The shoe on the wall made me laugh so hard I falled

It is a rare occurrence that I find a book that makes me guffaw audibly uncontrollably. It is an even rarer occurrence that I spend twenty four hours or so on a single episode unable to continue due to the fact that the mere thought of that one hilarious scene leaves me subsequently crying hysterically and wetting my pants with golden joy. Perhaps, I was just in a goofy mood last week when I read the books, but even if I take that into account, I must say that the reading material that consumed my life last week was comprised of one of the most comical books I have ever had the extreme good fortune and delight to read.

The book that consumed my life (and my pants) was Theo Lesieg’s Wacky Wednesday. This masterpiece certainly afforded me the opportunity to do lots of guffawing and loads of wet, gleeful pee-filled laundry.

In Lesieg’s Wacky Wednesday, the main character views a shoe on the wall that shouldn’t be there at all. Lesieg’s side-splitting antics hasten to compile more wacky things on every colorful, fun-filled page. For instance, on pages 9-10, the main character is in the bathroom taking a shower with one sock on, his bare rear end exposed to all readers, and a tree growing out of the toilet. How did the tree get there? Did he plant it himself? Only Lesieg’s brilliant mind holds the key!

At first, the main characters feels that the wacky things he encounters are all part of a nefarious scheme against him devised by some higher power. The plot continues to advance as the main character arrives late to school, encountering the Sutherland sisters on his way who look “wacky, too.” In his efforts to right the “wacky,” he calls out to the Sutherland sisters, who, in turn, only lambaste and chastise him, proclaiming “Nothing is wacky around here but you!”

Knowing the title of this story, it should be obvious what Lesieg is really up to. During my fifth reading of the book, I began to have a strong suspicion that our main character is hopped up on “wacky” tobacci, which is the street name for marijuana (I’ve also heard that it is known as “pot” as well).

Yet it is insufficient to merely label this story as “drug” humor. As I discovered the euphemism, it became apparent to me that this children’s classic is not only classic because of its apparent drug humor, but it is also a classic allegory for drug use and redemption, which made me cry, not pristine tears of joy, but empathetic tears of sadness as our dear main character discovers, in a hallucinatory state, that his teacher is on roller skates, one of his classmates is headless, another is standing atop yet another, and one has a beard similar to Rex Myers’ beard even though he is quite young. Perhaps this is what drug users call “freaking out.”

To the main character’s chagrin, his trusted teacher screams at him, “Nothing is wacky here in my class! Get out! You’re the wacky one! Out!” So, as it becomes apparent to our beloved pothead, he must leave school to redeem himself and purge himself of his problem.

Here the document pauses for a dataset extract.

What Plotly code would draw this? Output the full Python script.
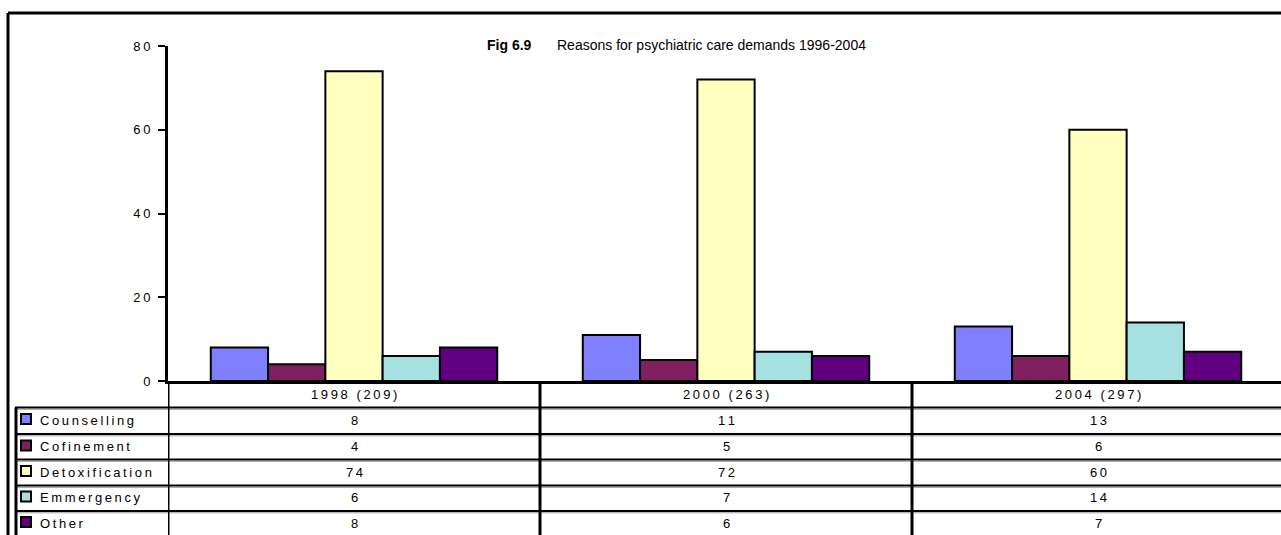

He is, in fact, utterly oblivious to the social convention against using illegal substances in school, blissfully ensconced in his own world of blunts and drug-induced delirium.

The sad fact is, our pothead is utterly miserable, but he’s too busy counting the “wacky” things to realize it. He’s trying so hard to count the overwhelming illusions and delusions, that he hardly notices that they are an artifice of his own wacked-out mind. That is, of course, until he runs so hard that he knocks over Patrolman McGann.

Patrolman McGann seems to be lost in his own world of being high. He has a shoe on his hand and doesn’t bother to arrest our poor main character. Instead, he advises him that Wacky Wednesday will soon go away, which means that our pothead will soon come down from his high.

The hilarity returns to our main character’s situation as he must count twenty more wacky things before he can return to a normal state of mind. I laughed the hardest at the tree on a unicycle because it reminded me of the time I was almost run over by that girl on her unicycle that rides around campus. And then there was the fish trying to catch the man, which was a masterful allusion to Melville’s Moby Dick.

After our beloved pothead protagonist counts all twenty remaining things, he is able to rest peacefully and “even get rid of that shoe on the wall,” which is, obviously, a metaphor for kicking his intense drug habit. At this point in my reading, I was touched by the poignant portrayal of deliverance and liberation from the world of “pot” so much in fact that I cried myself to sleep with tears of hope and renewal.

The brilliance of this book is obvious. Few authors would be able to create a character with the ability to ignore an apparent drug user, or convince those same people to march around the room oblivious to the main character’s delusions, and I won’t even get into the mayhem he causes when he makes himself an “umbrella” soup.

Suffice it to say that Wacky Wednesday is highly entertaining reading.

Lesieg once described his work as “nonsense stories,” but this is simply false true. This book is about an unhappy person who finds release in drugs, but who eventually is liberated from his awful habit through the wise-cracking antics of Patrolman McGann and through the simple practice of counting.

Finally, Lesieg shows his readers that it is possible to kick a fatal, albeit hilarious, drug habit through patience and counting. His message is almost reminiscent of Afro-man who cautioned people to stay away from a life of drugs when he sang, “Now I’m a paraplegic and I know why–because I got high, because I got high, because I got high.